*Extracted material*.
------------------------------------

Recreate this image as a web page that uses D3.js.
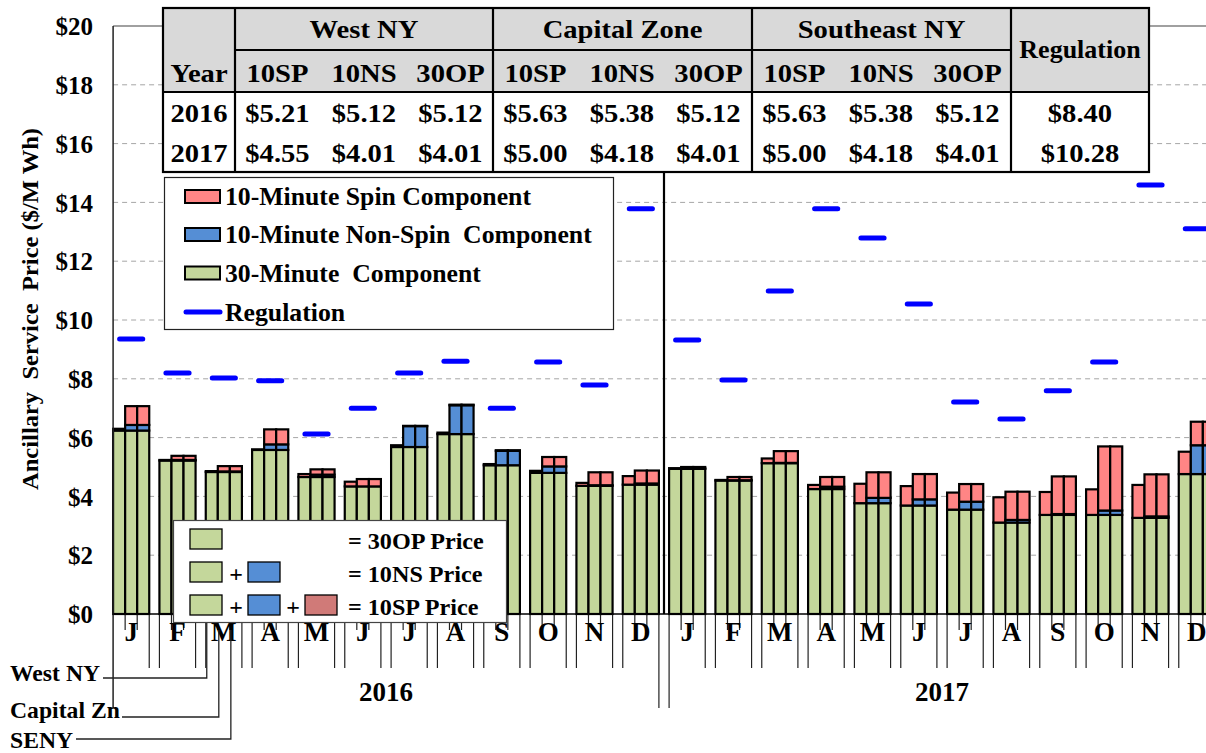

------------------------------------

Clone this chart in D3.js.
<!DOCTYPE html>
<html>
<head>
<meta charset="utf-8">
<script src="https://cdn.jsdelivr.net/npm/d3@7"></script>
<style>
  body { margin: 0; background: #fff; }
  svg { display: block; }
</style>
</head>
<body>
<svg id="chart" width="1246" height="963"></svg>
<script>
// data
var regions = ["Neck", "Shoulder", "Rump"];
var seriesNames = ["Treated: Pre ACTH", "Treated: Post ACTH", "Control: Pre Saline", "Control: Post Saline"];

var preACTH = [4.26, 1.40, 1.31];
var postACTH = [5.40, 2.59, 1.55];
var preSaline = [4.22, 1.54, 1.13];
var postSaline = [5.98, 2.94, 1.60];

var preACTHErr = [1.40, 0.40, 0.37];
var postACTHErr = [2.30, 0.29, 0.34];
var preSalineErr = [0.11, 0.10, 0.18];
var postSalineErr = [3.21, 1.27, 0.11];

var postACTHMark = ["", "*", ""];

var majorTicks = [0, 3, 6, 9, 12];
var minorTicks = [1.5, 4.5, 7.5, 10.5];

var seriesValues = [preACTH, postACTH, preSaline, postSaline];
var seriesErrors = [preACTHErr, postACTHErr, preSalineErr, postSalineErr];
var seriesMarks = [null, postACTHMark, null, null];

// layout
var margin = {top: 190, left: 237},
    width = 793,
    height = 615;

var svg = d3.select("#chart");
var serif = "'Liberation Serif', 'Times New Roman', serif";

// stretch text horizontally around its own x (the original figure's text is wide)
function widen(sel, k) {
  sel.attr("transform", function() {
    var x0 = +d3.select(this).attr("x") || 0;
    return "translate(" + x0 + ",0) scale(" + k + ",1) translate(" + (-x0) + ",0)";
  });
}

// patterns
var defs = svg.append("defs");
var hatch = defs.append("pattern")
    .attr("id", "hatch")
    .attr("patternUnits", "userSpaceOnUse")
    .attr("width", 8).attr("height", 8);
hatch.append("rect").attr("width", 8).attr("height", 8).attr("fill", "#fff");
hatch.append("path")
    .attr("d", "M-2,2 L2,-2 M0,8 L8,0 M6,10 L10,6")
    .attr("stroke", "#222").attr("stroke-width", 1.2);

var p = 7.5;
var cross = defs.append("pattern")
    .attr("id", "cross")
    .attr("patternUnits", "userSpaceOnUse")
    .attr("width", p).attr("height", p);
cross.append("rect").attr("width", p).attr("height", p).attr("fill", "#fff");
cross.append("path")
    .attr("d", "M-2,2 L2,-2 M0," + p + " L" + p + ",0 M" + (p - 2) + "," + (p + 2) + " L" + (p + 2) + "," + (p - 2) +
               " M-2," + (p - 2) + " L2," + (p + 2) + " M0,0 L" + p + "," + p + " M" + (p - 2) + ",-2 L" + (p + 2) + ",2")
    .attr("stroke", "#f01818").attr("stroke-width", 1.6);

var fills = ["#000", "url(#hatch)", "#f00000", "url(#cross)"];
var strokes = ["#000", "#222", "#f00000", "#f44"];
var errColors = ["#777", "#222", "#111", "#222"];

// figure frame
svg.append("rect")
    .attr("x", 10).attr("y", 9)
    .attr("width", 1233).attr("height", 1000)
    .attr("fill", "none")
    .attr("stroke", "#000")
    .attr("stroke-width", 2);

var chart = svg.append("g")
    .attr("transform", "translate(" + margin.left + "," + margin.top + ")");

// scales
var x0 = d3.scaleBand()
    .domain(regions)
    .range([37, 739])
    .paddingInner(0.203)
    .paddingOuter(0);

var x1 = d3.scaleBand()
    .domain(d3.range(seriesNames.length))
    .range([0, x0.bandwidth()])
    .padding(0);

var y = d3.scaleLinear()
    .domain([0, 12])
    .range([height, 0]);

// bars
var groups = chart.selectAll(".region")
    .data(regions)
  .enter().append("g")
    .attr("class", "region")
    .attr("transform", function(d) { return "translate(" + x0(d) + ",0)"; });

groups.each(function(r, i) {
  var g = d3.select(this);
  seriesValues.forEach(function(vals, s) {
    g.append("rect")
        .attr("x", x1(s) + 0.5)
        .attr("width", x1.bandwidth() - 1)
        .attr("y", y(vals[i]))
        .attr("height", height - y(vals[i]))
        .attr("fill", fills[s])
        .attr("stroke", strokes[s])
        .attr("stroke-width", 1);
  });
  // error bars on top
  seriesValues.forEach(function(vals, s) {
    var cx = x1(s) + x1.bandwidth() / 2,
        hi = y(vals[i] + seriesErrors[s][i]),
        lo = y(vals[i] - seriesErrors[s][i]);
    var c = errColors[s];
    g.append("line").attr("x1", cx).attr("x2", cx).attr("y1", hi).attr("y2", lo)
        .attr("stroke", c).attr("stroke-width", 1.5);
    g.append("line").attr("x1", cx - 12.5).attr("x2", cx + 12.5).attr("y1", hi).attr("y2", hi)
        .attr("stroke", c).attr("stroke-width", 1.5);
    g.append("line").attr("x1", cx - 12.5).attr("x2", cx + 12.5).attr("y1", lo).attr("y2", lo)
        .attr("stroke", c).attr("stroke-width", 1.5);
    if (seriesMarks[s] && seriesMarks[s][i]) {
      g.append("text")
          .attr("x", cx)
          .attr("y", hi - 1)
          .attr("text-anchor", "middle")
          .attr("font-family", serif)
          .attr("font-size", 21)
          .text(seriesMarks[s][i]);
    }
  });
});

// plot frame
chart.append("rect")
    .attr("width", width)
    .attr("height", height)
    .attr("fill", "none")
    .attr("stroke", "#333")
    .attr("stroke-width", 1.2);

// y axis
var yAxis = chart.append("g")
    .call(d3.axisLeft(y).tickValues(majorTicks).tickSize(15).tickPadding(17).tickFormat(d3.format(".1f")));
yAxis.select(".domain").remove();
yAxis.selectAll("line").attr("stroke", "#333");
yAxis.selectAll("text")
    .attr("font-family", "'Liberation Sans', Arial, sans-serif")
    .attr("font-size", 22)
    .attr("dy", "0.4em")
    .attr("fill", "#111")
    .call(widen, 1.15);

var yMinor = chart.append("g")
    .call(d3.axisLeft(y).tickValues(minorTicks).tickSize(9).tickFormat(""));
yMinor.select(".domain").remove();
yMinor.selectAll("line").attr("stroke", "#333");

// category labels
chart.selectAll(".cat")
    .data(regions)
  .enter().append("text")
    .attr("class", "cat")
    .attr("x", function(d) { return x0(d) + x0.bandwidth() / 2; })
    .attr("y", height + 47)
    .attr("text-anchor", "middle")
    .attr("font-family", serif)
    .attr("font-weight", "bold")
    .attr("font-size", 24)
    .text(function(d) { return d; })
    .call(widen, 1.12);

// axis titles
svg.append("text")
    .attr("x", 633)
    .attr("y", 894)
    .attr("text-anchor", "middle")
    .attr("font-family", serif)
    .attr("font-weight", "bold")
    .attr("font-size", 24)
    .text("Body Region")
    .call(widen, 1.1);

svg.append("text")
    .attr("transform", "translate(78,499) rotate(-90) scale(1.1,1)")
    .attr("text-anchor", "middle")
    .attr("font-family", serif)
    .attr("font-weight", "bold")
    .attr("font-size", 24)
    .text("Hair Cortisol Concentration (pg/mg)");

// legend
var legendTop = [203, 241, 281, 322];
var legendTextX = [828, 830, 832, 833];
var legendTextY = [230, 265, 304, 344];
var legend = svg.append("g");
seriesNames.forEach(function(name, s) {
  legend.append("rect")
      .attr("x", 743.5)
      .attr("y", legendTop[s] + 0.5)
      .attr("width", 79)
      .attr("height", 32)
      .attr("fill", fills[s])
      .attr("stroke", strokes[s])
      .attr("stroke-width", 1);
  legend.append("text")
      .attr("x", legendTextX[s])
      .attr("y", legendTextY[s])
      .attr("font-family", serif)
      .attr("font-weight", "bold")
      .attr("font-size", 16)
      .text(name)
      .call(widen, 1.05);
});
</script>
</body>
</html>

------------------------------------

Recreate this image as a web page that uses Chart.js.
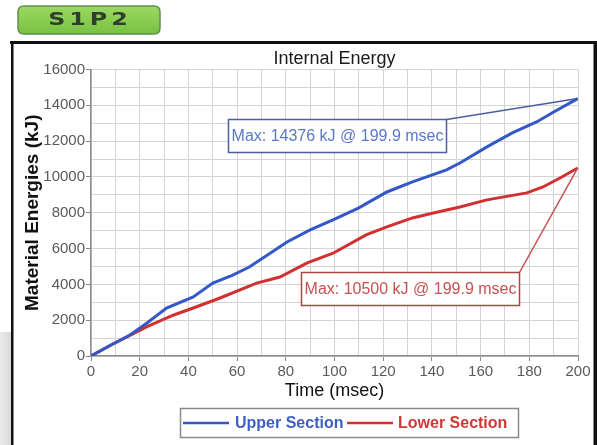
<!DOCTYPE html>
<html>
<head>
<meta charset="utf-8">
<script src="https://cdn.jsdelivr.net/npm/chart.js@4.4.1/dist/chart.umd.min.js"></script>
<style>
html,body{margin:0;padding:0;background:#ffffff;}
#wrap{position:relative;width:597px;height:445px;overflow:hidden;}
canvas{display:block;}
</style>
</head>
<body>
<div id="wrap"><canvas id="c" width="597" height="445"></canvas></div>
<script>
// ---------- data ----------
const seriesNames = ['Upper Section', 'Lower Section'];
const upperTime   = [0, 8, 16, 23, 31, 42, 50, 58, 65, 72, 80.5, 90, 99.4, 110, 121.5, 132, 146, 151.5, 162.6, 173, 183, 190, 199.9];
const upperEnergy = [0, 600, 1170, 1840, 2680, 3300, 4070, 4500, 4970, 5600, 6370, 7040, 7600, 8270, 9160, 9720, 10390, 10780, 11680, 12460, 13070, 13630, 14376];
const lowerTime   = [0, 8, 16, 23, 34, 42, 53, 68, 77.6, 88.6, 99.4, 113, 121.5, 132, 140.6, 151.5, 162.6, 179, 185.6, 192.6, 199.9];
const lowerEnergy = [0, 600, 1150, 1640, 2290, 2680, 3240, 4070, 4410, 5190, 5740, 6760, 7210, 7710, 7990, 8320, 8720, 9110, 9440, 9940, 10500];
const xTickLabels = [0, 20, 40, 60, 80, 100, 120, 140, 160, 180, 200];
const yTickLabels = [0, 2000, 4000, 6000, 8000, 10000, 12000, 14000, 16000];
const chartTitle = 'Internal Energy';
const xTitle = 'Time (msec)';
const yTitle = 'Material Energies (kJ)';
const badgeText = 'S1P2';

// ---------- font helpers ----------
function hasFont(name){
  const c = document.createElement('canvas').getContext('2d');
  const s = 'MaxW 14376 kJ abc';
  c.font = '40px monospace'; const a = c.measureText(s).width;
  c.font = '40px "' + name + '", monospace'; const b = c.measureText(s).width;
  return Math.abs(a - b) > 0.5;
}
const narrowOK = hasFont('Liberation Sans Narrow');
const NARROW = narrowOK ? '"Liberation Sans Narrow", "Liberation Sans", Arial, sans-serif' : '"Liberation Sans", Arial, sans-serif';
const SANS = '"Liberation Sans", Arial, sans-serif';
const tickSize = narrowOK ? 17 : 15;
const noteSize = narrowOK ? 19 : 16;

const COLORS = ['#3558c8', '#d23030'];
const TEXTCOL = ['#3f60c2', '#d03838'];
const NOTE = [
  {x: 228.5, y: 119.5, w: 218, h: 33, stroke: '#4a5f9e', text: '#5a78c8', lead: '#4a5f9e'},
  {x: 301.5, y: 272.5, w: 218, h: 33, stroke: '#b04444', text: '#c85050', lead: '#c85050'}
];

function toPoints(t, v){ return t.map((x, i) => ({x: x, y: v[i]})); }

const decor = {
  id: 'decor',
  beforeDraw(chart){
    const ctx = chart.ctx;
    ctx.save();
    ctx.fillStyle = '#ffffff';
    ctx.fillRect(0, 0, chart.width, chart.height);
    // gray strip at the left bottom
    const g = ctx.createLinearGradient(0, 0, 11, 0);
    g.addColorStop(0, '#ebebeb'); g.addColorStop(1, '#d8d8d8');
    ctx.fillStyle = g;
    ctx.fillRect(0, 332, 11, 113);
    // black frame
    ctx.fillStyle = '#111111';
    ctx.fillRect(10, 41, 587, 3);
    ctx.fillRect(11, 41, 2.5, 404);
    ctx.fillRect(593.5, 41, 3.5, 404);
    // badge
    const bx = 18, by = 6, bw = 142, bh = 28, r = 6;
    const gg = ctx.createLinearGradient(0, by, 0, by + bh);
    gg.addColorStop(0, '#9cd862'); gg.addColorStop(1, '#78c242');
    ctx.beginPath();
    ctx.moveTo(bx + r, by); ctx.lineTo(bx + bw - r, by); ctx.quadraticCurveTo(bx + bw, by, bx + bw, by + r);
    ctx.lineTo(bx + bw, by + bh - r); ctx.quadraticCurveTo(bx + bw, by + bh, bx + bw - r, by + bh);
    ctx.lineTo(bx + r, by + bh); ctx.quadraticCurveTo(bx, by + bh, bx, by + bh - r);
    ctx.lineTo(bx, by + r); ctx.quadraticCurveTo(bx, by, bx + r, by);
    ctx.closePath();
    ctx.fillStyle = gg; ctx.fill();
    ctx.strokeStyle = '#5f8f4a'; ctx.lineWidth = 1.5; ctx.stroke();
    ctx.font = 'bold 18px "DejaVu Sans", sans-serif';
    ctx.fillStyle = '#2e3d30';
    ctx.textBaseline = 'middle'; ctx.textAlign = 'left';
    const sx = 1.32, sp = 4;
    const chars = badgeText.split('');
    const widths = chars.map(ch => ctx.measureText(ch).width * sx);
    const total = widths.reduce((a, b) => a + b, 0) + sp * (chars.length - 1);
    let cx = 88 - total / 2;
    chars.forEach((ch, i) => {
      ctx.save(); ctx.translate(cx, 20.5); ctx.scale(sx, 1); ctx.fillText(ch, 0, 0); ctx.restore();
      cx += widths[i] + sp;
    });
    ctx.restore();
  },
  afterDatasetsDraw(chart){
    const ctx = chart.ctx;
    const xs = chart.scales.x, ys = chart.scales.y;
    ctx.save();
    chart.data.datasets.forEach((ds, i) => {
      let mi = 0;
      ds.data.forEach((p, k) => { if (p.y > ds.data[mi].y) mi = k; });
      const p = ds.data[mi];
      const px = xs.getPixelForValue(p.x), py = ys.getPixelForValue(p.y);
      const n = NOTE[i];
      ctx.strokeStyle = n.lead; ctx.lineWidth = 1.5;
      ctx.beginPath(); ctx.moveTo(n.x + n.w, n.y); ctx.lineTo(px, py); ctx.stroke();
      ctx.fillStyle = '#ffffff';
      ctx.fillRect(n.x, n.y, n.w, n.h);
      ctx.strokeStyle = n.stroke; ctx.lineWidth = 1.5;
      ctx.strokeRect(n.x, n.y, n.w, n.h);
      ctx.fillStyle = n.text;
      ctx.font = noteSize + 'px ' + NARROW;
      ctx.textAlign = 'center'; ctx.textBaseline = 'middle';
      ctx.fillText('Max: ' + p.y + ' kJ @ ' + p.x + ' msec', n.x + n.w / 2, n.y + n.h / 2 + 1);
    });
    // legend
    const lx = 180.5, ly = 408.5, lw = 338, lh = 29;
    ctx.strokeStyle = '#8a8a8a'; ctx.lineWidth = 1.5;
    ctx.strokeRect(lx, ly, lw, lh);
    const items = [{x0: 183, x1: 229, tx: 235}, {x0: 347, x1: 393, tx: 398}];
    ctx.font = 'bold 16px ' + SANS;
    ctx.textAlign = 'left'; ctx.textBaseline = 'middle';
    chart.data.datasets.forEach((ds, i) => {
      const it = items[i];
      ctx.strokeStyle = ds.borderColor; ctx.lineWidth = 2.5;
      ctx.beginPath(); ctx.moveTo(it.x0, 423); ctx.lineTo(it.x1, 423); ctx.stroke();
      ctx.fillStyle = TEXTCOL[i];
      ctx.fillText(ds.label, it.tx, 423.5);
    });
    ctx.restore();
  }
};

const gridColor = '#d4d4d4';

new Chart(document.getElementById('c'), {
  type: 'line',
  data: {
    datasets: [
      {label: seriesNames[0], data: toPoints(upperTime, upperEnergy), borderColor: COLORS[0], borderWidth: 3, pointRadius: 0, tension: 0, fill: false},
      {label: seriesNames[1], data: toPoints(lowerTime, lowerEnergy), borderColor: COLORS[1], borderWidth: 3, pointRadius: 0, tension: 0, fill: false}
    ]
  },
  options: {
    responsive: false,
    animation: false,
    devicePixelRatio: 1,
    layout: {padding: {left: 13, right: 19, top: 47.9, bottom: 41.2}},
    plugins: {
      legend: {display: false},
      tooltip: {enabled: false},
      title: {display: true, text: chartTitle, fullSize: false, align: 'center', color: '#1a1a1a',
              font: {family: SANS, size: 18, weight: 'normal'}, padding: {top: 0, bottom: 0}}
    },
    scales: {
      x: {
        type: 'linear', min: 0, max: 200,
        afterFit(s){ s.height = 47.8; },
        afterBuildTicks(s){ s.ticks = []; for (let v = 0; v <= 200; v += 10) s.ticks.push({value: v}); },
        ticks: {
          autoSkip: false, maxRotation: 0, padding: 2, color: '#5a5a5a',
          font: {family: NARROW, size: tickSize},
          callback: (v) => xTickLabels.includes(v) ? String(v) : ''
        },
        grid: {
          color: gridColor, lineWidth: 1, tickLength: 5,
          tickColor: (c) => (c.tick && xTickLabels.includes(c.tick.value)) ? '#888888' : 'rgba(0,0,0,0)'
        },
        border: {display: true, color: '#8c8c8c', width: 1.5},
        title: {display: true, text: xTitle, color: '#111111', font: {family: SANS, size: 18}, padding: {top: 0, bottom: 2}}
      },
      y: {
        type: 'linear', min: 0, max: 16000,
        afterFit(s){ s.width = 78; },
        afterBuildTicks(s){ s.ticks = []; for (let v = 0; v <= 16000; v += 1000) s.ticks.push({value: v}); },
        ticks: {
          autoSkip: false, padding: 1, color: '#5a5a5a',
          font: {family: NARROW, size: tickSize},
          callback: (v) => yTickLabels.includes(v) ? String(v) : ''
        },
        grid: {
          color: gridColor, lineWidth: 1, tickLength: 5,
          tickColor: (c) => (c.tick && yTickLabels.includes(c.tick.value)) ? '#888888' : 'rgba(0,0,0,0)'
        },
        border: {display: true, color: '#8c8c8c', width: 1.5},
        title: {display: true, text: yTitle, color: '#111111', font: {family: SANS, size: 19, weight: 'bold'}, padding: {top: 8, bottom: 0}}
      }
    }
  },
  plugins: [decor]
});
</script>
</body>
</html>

------------------------------------

*Exercise aim*. Extract the span of lines that starts with the line containing "Clone this chart in D3.js." and ends with the line containing "var postSaline = [5.98, 2.94, 1.60];". Keep it exact and add nothing.

*Response below*.
Clone this chart in D3.js.
<!DOCTYPE html>
<html>
<head>
<meta charset="utf-8">
<script src="https://cdn.jsdelivr.net/npm/d3@7"></script>
<style>
  body { margin: 0; background: #fff; }
  svg { display: block; }
</style>
</head>
<body>
<svg id="chart" width="1246" height="963"></svg>
<script>
// data
var regions = ["Neck", "Shoulder", "Rump"];
var seriesNames = ["Treated: Pre ACTH", "Treated: Post ACTH", "Control: Pre Saline", "Control: Post Saline"];

var preACTH = [4.26, 1.40, 1.31];
var postACTH = [5.40, 2.59, 1.55];
var preSaline = [4.22, 1.54, 1.13];
var postSaline = [5.98, 2.94, 1.60];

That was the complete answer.